Latinité tardive :
renouveau et continuité

Benjamin GOLDLUST, Jean-Baptiste GUILLAUMIN

Occupant aujourd'hui une place singulière dans le champ de la recherche, l'étude de la latinité tardive n'a pas pu faire l'économie d'une justification de sa légitimité. Longtemps considérée comme une dégénérescence par rapport à l'âge d'or classique, stigmatisée comme une époque de décadence, l'Antiquité tardive a suscité, à partir des travaux de H.-I. Marrou, une approche nouvelle, caractérisée par le désir d'appréhender l'époque telle qu'en elle-même. La prise en compte de la spécificité de ce vaste corpus doit-elle pour autant soustraire les oeuvres de l'époque à des ensembles esthétiques, poétiques et culturels qui les dépassent, et en faire pour ainsi dire des hapax dans l'histoire littéraire ?

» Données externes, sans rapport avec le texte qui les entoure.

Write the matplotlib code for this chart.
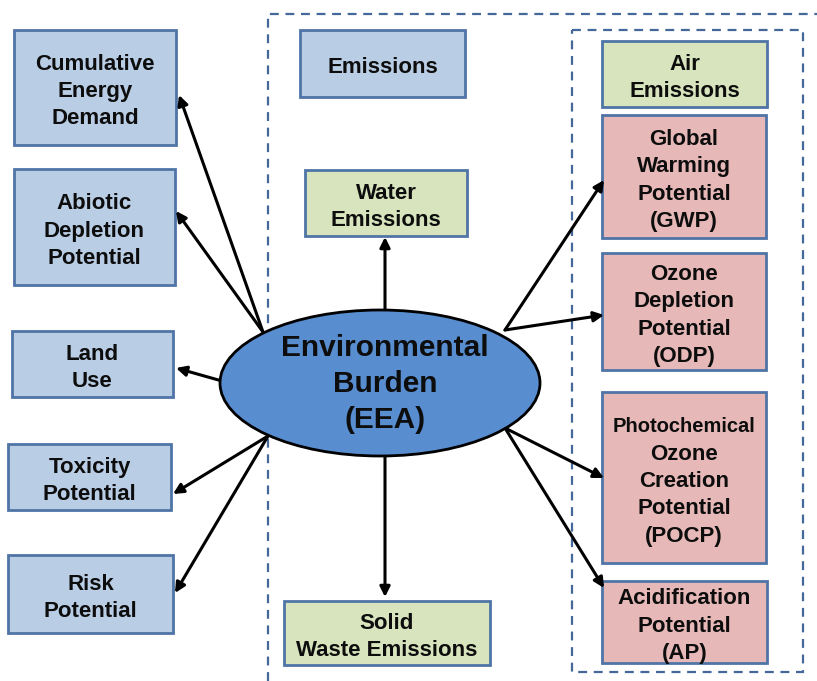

Notre démarche relève du désir d'inscrire la latinité tardive sous le signe d'une continuité, fût-elle paradoxale. De fait, malgré l'évidence de la révolution culturelle introduite par le christianisme triomphant, les auteurs tardifs incarnent en eux-mêmes une certaine permanence, et ce tout d'abord en raison de leur intime fréquentation de ceux qu'Aulu-Gelle a pour la première fois appelés classici, et notamment du fameux « quadrige » du grammairien Arusianus Messius (Térence, Salluste, Cicéron, Virgile). Preuve d'une présence rémanente des classiques chez les tardifs, Virgile reste un héros non seulement en tant que personnage, lorsque l'on songe au rôle de uates dont il est investi dans les Saturnales de Macrobe, mais aussi en tant que support pour les commentateurs (Servius, Donat, Philargyrius, Fulgence), et que modèle poétique pour les nouveaux auteurs épiques (Claudien, Prudence, Juvencus, Corippe).


Nous mettrons délibérément l'accent sur la multiplicité des oeuvres de cette époque --- multiplicité à la fois idéologique (de la défense du paganisme traditionnel par un Symmaque à l'apologie du christianisme par un Augustin), littéraire (de la réactivation du genre du banquet littéraire à la percée d'un lyrisme chrétien, en passant par le récit de voyages d'un Rutilius Namatianus) et philosophique (du néoplatonisme païen comme celui de Macrobe dans le Commentaire au Songe de Scipion à sa réinterprétation par des chrétiens à l'époque de Cassiodore). Les textes techniques et scientifiques, de Martianus Capella à Boèce, feront aussi l'objet d'une approche particulière, dans la mesure où ils nous apparaissent comme des vecteurs privilégiés de la transmission du savoir antique au Haut Moyen-Âge occidental. Il va donc de soi que notre démarche refusera tout monolithisme, et mettra dès que possible à profit toute forme d'interdisciplinarité. En effet, la latinité tardive, dont l'étude ne saurait se passer d'une sérieuse mise en contexte historique, gagnera à être appréhendée en extension, du point de vue des genres, des idées et de la culture.